The ending of Middlemarch is a problem for a lot of readers and critics: is it a happy ending? This is an honest question – we learn in the "Finale" chapter what happens to all the major characters: Mary and Fred live happily ever after; Lydgate and Rosamond live unhappily, but at least non-adulterously, until Lydgate dies and Rosamond is free to remarry.
That's all fine, and what we would have predicted. But what about Dorothea? She becomes Mrs. Ladislaw, and Will becomes an important politician. Wasn't Dorothea destined for greater things? The narrator tells us that many of her friends thought so: "many who knew her, thought it a pity that so substantive and rare a creature should have been absorbed into the life of another, and be only known in a certain circle as a wife and mother" (8.finale.13). Her brother-in-law, Sir James Chettam, always used to say that Dorothea should have been a "queen," and yet she ends up playing the conventional Victorian role of "wife and mother." Are we supposed to be disappointed that she doesn't lead an "epic" life?
Take a look at the final lines of the novel – Eliot says that Dorothea's "full nature, like that river of which Cyrus broke the strength, spent itself in channels which had no great name on the earth." In other words, Dorothea's lofty, idealistic nature is like a river that gets dammed up and redirected and turned into lots of smaller canals. So, instead of being a wide and powerful river, her energies get turned into narrower channels. Is this a bad thing? Seems like it could be – but read on.

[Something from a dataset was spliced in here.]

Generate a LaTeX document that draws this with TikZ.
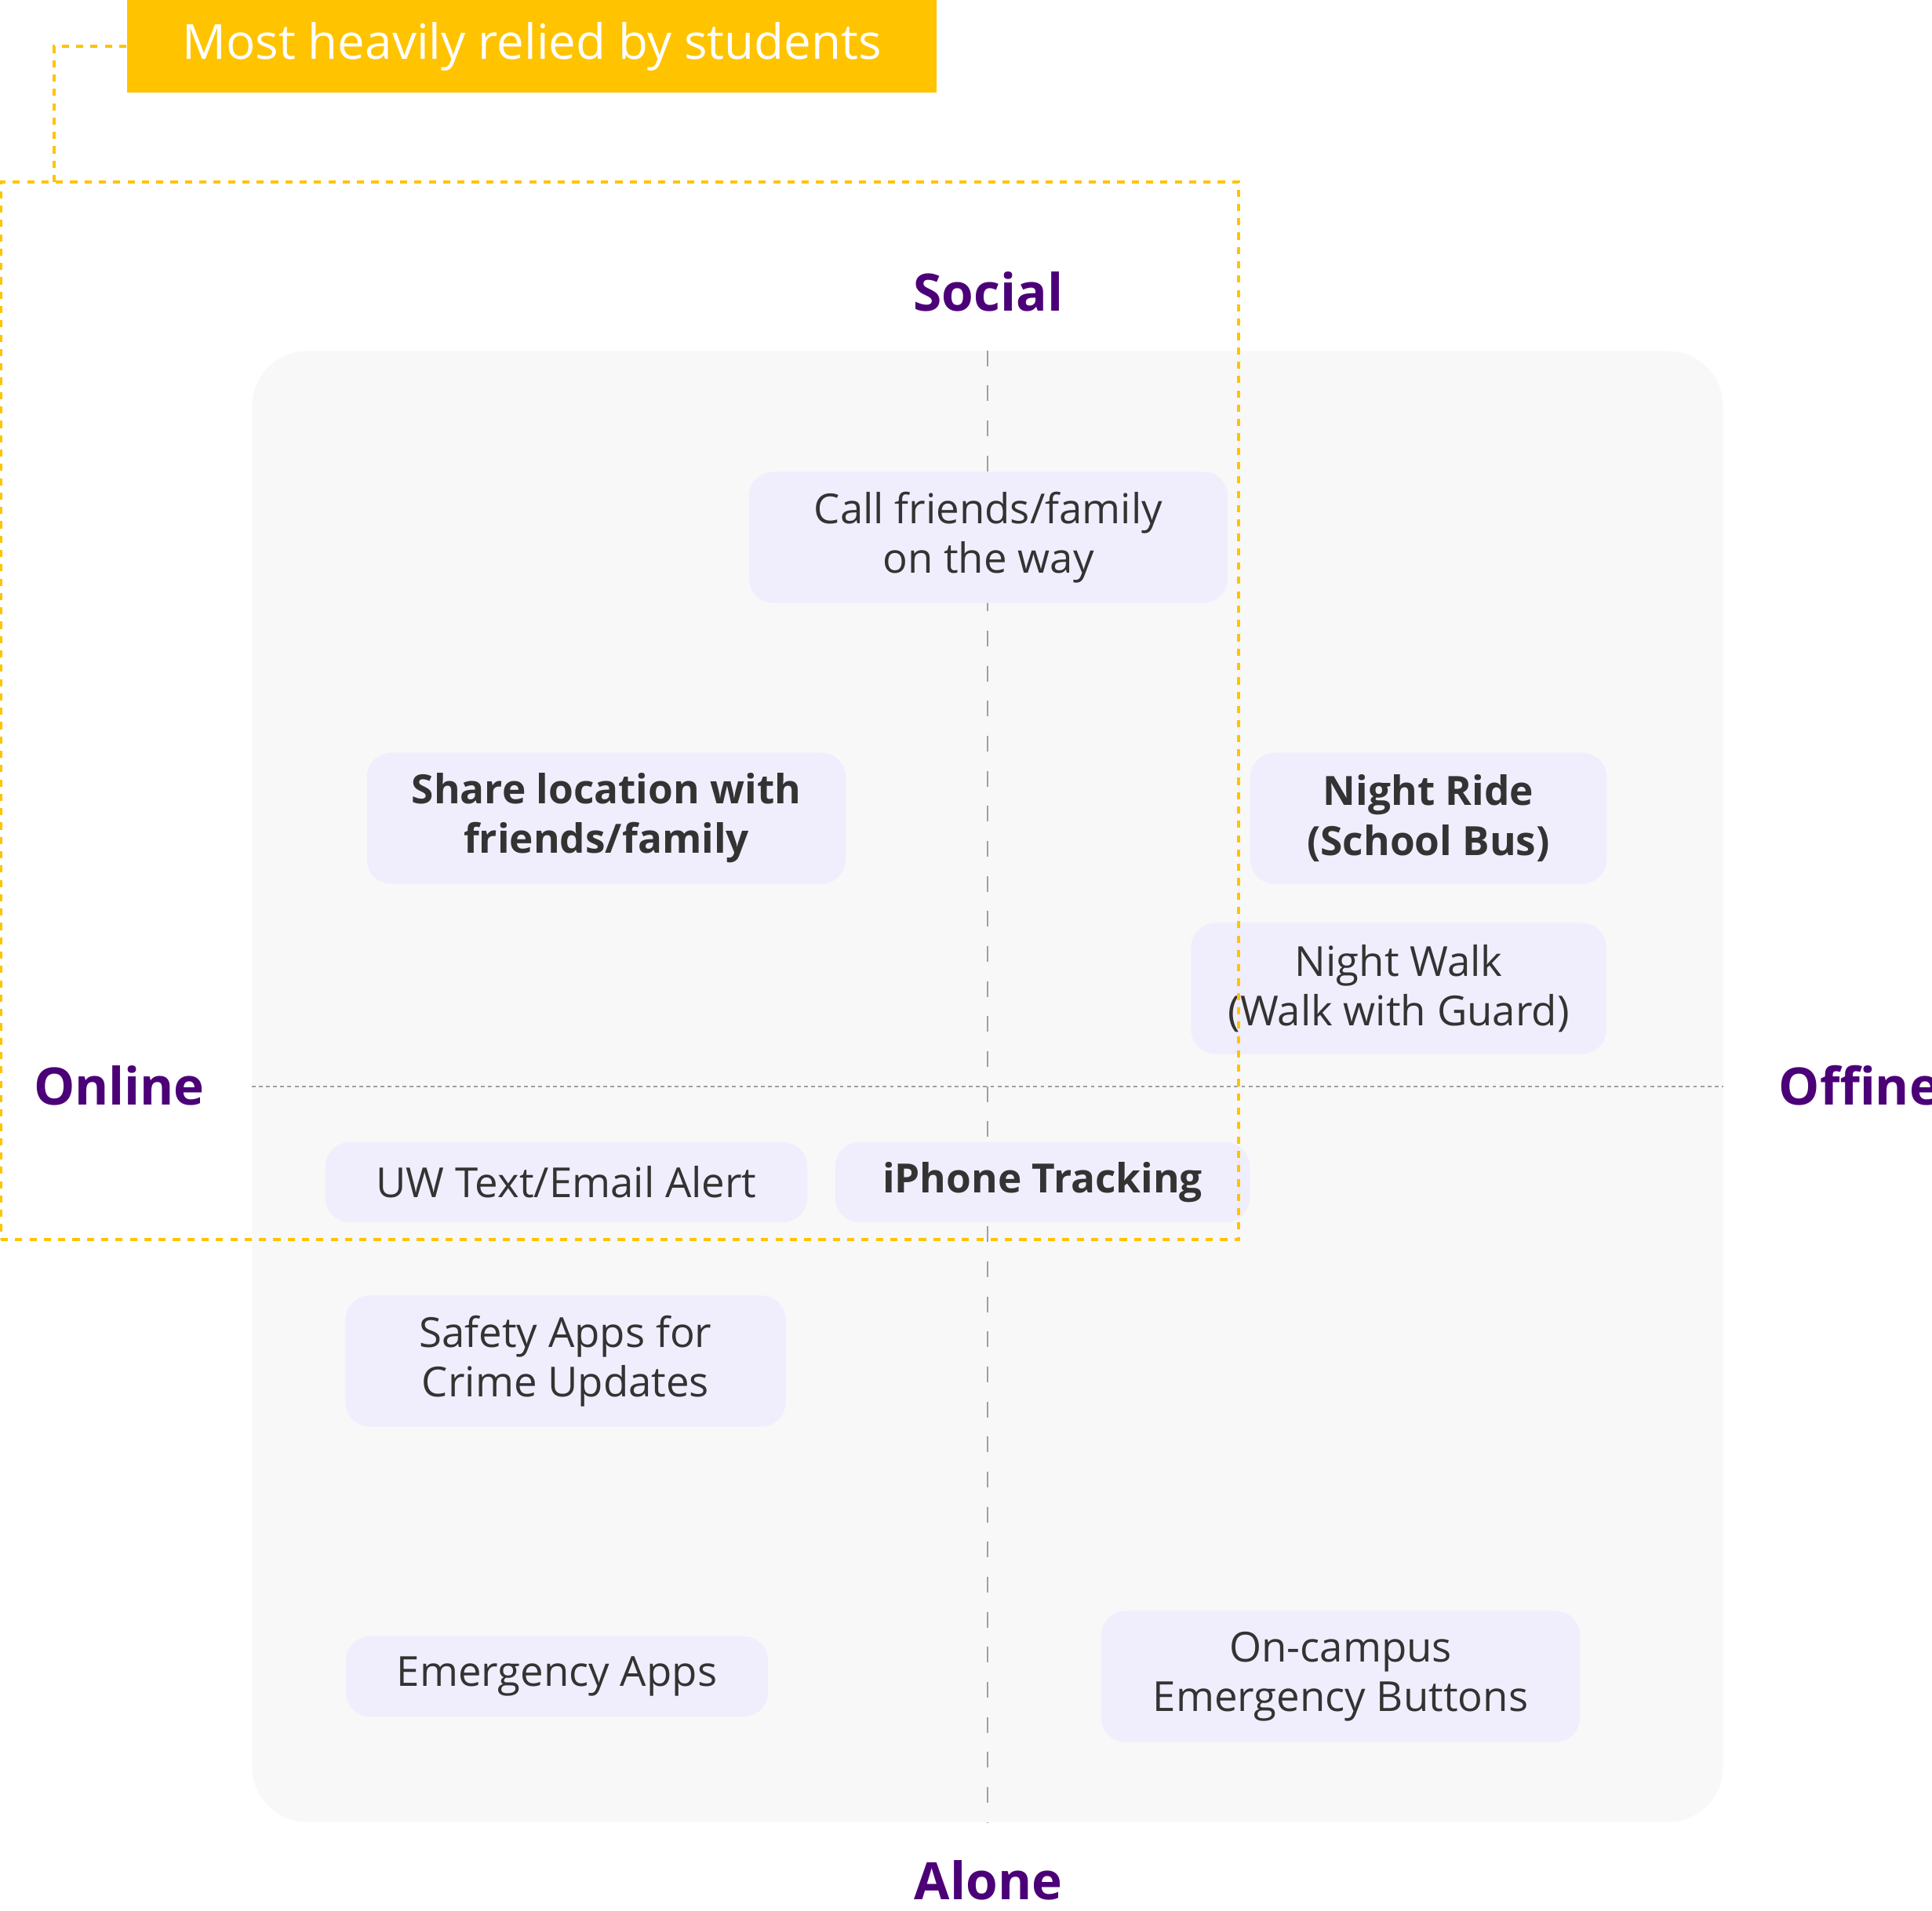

The narrator goes on to say that Dorothea's "effect […] on those around her was incalculably diffusive: for the growing good of the world is partly dependent on unhistoric acts." So, the good thing about the river that gets redirected into many narrow channels is that it provides water to lots of people, even if they don't realize what a great and powerful river it used to be. It's the same way with Dorothea: her "effect" on the people around her is "incalculably diffusive." And this is important, too: it might not have been an "epic" life in the sense that she didn't complete any of her grand plans, but just because her "acts" were "unhistoric" (i.e., not worthy of being recorded in history books alongside great battles and lives of kings and queens), doesn't make them any the less important in the long run.
The ending of Middlemarch might not be "happy" in the traditional sense – after all, the final words are "unvisited tombs" – but maybe it's not as pessimistic as it at first might seem. We're all performing "unhistoric acts" everyday, and although we might not see all the consequences of what we do, the effects still could be as "incalculably diffusive" as Dorothea's.